◆ **Given problem**
Gather up every line that includes the string "this".

--- BEGIN Entries provided ---

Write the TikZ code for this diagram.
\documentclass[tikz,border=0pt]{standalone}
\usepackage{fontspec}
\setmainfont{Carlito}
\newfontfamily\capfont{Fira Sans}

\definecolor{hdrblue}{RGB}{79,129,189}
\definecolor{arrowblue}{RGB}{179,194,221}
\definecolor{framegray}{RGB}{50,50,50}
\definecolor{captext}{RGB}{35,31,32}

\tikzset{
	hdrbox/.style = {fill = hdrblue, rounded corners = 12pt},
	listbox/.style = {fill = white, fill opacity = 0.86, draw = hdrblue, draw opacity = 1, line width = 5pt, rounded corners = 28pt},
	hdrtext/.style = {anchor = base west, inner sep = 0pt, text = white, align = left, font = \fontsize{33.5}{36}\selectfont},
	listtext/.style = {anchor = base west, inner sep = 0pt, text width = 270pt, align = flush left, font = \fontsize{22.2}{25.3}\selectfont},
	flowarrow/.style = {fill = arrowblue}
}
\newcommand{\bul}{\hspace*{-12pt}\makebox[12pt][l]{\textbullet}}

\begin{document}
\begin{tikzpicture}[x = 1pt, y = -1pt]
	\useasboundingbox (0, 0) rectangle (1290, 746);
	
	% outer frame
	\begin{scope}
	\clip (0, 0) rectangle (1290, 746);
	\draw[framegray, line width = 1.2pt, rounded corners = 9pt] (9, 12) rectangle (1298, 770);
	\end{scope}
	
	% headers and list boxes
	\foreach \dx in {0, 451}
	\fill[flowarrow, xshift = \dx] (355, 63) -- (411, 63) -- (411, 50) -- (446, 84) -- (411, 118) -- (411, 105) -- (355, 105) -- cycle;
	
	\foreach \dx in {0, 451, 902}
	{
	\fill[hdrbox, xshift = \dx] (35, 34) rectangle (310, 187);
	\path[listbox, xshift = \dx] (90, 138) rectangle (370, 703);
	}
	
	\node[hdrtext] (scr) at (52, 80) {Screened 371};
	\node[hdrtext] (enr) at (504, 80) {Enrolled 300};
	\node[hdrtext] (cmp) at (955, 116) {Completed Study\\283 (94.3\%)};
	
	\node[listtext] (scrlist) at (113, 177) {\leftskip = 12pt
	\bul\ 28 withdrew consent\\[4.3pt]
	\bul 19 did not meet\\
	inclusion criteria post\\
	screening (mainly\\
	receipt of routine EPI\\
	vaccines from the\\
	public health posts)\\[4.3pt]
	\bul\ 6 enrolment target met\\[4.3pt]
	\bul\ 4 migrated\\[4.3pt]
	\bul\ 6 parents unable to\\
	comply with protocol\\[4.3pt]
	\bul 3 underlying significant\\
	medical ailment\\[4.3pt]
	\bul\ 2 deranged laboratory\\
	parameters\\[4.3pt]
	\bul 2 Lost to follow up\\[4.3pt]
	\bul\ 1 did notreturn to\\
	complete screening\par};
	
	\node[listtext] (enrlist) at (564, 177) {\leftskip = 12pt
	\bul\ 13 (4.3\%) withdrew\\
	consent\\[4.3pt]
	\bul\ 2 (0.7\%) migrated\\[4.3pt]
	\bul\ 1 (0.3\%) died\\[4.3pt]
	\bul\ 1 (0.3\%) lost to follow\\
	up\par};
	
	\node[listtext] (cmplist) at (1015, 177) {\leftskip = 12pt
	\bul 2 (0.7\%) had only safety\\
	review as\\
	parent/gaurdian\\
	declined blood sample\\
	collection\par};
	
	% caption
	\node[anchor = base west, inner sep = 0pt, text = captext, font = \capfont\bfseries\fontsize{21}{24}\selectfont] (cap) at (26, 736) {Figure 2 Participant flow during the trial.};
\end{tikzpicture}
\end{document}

--- END Entries provided ---
--- BEGIN Entries provided ---

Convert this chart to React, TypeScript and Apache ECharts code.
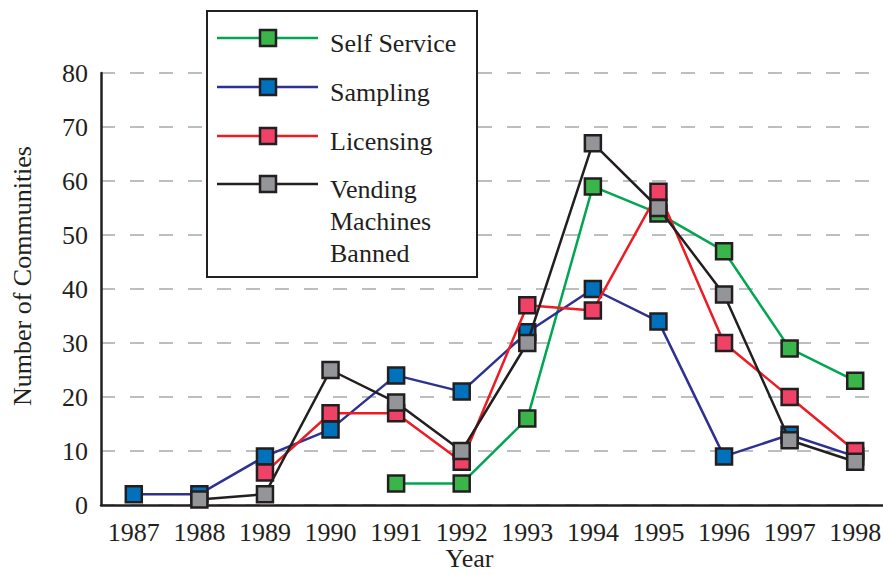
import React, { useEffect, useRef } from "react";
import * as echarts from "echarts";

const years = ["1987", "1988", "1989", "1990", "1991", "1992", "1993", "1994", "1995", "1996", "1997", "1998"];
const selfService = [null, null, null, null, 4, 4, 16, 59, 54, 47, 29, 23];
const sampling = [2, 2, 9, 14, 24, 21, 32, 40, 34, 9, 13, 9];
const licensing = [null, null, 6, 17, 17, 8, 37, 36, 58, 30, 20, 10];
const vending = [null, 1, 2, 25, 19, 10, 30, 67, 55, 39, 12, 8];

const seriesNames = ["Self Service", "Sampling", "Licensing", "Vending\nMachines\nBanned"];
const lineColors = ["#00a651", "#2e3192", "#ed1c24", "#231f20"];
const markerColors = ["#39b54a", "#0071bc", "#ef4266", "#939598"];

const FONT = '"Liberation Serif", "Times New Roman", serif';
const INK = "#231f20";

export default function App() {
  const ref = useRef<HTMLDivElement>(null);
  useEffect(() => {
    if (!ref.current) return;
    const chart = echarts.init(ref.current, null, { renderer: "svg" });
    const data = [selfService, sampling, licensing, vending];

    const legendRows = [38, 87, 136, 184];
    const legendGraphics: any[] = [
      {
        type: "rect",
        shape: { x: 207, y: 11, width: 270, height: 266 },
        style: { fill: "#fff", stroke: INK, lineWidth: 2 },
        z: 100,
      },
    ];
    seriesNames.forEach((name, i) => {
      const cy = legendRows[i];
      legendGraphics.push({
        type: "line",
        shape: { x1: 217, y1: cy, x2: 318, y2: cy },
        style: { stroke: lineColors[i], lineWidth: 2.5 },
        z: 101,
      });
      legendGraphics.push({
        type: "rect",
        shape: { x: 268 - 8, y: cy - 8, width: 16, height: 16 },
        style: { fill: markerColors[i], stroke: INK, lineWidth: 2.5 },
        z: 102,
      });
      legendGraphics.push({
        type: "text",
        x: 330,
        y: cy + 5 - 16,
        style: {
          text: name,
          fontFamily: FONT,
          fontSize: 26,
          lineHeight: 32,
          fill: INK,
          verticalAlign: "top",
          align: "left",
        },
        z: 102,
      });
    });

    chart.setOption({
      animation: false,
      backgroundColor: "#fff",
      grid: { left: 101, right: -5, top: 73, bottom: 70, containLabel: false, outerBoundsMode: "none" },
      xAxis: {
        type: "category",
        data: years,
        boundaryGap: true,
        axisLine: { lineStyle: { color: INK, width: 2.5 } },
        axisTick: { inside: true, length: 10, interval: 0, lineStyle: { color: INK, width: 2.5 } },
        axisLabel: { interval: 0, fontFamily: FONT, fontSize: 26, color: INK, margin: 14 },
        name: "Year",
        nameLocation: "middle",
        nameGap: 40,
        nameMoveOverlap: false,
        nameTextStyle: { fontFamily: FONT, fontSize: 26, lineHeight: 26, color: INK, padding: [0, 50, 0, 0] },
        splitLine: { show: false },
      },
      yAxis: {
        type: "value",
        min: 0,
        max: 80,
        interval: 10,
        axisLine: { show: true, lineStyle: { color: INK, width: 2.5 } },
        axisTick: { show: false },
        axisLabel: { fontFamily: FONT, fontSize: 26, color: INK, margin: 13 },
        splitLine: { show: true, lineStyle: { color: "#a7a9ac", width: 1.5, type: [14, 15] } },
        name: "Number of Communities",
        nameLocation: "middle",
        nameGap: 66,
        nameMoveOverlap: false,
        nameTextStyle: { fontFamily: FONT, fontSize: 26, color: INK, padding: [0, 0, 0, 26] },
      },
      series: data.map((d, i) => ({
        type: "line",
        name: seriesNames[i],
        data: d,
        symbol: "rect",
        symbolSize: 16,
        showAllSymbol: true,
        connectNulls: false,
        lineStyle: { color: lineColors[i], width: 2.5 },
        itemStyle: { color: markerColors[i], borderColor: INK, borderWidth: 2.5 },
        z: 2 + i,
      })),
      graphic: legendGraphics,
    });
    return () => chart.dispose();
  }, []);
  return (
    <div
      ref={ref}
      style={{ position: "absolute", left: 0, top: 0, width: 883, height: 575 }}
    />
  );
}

--- END Entries provided ---

◆ **Exercise result**
Write the TikZ code for this diagram.
Convert this chart to React, TypeScript and Apache ECharts code.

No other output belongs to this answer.